From multi-instrumentalists Bria Salmena and Duncan Hay Jennings comes a wistfully nostalgic nugget of country blues in the form of their new single ‘Green Rocky Road’. Collectively known as Bria, Salmena and Jennings channel the sound of their previous musical exploits FRIGS and Orville Peck’s band, of which they are long-standing members, in their cover of Texan-born folk singer Karen Dalton’s country track of the same name. The result is a country cover that retains the roughness of traditional rural folk, but one imbued with enough nostalgia to send your memory down its own winding road.

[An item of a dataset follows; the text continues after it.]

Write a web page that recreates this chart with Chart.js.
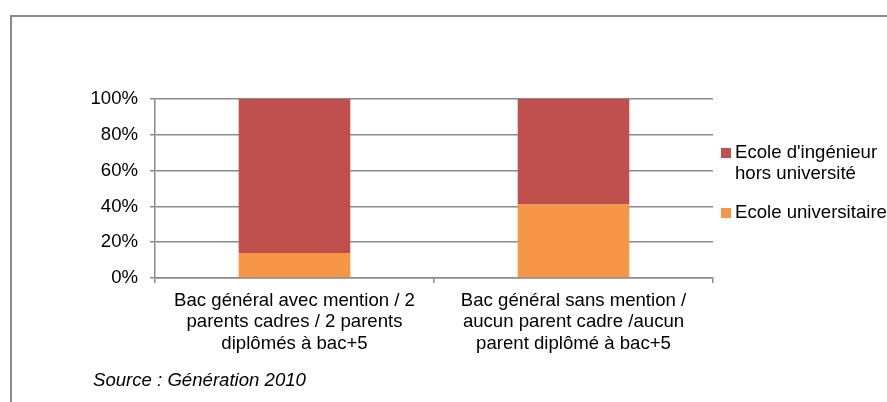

The twang of Jennings’ guitar and the gentle plodding effect of the song’s instrumentals really help to set the scene, putting the listener in the well-worn shoes of a wanderer trapsing the ragged paths of America’s western states. Salmena’s rasping vocals tell of feelings of longing and loneliness, allowing the 3-minute tune to resonate among many who, as a result of the isolation that has accompanied the past couple of years, share the common desire to be let loose, to relive fond memories, to explore.
What ultimately separates Bria’s ‘Green Rocky Road’ from its earlier, more minimalist counterpart is its richness. Its layers overlap without interfering with one another, resulting in a refreshingly yet deceptively simple melody. ‘Green Rocky Road’ achieves that same level of warming nostalgia as Vetiver’s 2008 cover album ‘Thing of the Past’, save for the male vocalist. Its rich instrumentals and gradual pace serve to both comfort us and vitalise us, as though we are slowly being guided toward a crescendo that never quite reaches its pinnacle but nonetheless leaves us quietly satisfied.